## Start Listing

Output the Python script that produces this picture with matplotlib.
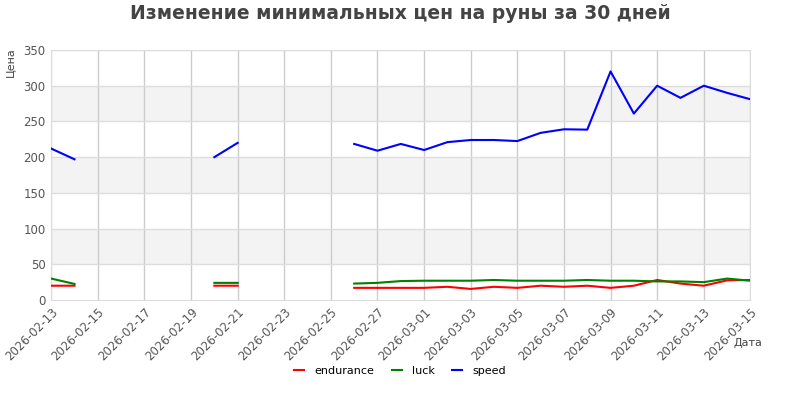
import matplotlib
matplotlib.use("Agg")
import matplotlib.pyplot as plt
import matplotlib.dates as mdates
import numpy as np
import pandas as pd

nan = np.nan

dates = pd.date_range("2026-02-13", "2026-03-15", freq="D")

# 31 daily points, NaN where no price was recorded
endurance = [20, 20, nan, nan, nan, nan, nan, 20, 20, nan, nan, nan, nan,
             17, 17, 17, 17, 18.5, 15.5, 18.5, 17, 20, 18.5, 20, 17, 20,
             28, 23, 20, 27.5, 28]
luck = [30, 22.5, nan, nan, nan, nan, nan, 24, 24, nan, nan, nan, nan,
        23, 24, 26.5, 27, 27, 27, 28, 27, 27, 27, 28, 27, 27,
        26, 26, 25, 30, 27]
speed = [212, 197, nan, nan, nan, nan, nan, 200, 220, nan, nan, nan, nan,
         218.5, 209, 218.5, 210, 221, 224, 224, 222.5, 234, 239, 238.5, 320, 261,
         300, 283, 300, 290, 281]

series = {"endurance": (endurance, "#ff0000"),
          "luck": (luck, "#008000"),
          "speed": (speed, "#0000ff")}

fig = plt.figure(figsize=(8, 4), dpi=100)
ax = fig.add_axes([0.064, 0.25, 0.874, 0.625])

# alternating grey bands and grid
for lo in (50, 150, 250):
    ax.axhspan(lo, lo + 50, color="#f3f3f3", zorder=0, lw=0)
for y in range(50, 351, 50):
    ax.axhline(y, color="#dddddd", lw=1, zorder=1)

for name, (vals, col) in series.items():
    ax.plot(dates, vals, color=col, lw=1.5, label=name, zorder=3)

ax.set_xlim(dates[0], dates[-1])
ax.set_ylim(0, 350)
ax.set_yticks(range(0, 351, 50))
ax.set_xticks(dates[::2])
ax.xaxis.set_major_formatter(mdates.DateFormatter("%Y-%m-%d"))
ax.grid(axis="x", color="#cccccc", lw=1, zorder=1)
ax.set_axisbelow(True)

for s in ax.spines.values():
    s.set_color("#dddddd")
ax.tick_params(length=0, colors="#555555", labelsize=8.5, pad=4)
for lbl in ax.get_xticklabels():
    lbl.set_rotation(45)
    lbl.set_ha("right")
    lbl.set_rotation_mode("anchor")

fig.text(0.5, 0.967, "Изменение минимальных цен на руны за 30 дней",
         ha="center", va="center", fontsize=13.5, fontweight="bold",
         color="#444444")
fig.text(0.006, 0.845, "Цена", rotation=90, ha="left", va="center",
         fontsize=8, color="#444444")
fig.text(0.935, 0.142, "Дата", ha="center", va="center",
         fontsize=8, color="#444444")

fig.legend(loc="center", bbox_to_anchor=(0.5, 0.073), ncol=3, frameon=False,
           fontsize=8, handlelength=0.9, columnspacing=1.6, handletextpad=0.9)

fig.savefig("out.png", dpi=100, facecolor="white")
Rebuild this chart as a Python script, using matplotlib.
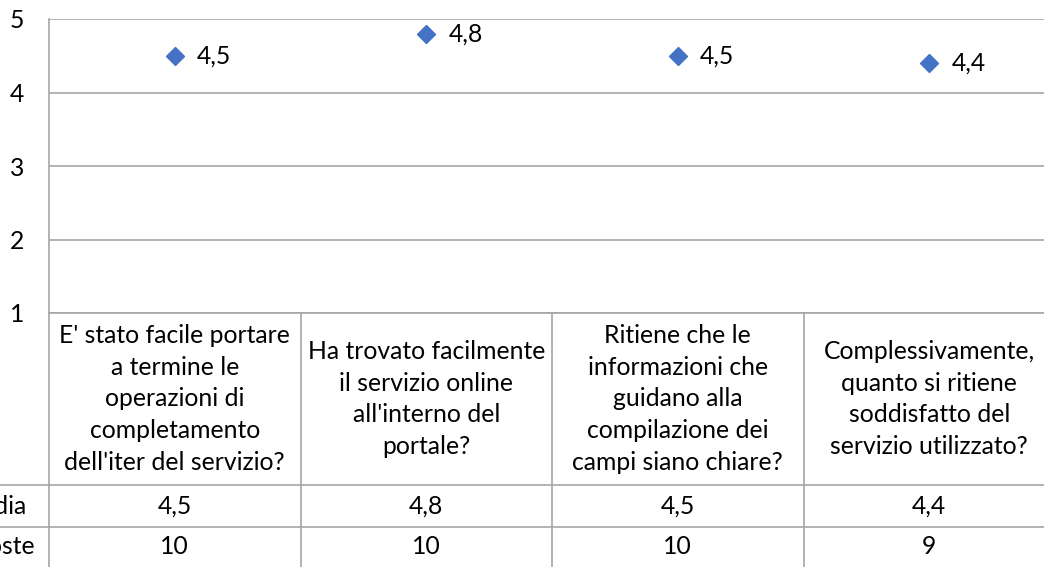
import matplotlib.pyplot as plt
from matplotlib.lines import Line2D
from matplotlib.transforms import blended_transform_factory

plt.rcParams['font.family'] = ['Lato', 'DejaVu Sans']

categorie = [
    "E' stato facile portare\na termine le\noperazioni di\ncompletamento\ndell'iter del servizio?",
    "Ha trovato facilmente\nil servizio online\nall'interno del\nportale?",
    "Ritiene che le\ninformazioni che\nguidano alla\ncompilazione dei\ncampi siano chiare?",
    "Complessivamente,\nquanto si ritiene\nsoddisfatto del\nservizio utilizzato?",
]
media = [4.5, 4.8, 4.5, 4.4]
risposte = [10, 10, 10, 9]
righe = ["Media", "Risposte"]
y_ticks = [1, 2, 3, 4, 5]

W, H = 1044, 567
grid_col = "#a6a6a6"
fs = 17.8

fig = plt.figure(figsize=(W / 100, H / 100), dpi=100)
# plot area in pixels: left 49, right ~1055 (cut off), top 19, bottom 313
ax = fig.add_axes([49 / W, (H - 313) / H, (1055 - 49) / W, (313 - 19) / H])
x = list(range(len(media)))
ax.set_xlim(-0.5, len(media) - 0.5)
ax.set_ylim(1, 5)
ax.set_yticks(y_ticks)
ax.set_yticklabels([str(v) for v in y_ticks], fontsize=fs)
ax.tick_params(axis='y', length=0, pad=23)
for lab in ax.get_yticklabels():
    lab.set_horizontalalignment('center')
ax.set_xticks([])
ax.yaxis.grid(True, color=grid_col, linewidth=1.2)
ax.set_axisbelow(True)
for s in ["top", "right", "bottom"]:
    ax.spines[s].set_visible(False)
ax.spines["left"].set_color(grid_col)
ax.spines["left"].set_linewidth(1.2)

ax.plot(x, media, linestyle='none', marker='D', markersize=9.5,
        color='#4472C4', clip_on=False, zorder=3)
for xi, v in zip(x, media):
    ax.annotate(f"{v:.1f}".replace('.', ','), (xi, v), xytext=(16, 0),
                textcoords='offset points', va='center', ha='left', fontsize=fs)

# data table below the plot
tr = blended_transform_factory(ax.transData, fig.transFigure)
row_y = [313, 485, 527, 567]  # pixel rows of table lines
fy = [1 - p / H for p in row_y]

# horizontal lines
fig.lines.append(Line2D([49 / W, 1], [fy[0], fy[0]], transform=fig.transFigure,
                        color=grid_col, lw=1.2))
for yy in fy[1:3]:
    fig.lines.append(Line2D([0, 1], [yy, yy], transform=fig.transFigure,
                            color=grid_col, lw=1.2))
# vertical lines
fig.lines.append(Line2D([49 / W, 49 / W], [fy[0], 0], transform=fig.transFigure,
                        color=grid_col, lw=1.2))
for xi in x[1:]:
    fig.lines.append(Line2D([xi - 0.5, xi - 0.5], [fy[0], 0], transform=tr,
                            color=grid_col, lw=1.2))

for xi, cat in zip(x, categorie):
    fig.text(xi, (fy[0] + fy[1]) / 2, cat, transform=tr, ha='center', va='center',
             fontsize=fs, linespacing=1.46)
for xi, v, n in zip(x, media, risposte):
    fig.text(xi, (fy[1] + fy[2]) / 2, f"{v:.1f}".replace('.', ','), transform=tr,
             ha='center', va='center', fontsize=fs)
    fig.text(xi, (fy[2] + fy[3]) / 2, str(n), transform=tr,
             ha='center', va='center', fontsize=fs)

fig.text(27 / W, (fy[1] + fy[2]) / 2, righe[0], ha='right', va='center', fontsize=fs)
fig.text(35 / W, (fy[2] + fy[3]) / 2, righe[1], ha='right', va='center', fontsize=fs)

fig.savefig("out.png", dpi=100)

## End Listing
## Start Listing

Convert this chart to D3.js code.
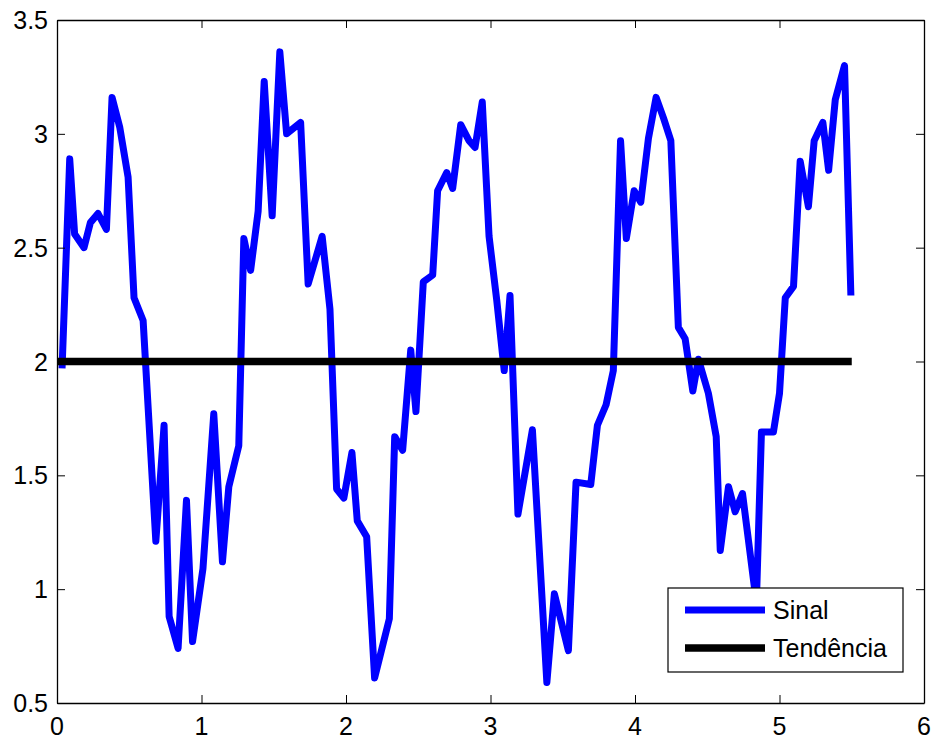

## End Listing

» Directions for this task
Repeat only the lines running from "Output the Python" to "300, 283, 300, 290, 281]", ends included, and leave the pictures out.

» Written response
Output the Python script that produces this picture with matplotlib.
import matplotlib
matplotlib.use("Agg")
import matplotlib.pyplot as plt
import matplotlib.dates as mdates
import numpy as np
import pandas as pd

nan = np.nan

dates = pd.date_range("2026-02-13", "2026-03-15", freq="D")

# 31 daily points, NaN where no price was recorded
endurance = [20, 20, nan, nan, nan, nan, nan, 20, 20, nan, nan, nan, nan,
             17, 17, 17, 17, 18.5, 15.5, 18.5, 17, 20, 18.5, 20, 17, 20,
             28, 23, 20, 27.5, 28]
luck = [30, 22.5, nan, nan, nan, nan, nan, 24, 24, nan, nan, nan, nan,
        23, 24, 26.5, 27, 27, 27, 28, 27, 27, 27, 28, 27, 27,
        26, 26, 25, 30, 27]
speed = [212, 197, nan, nan, nan, nan, nan, 200, 220, nan, nan, nan, nan,
         218.5, 209, 218.5, 210, 221, 224, 224, 222.5, 234, 239, 238.5, 320, 261,
         300, 283, 300, 290, 281]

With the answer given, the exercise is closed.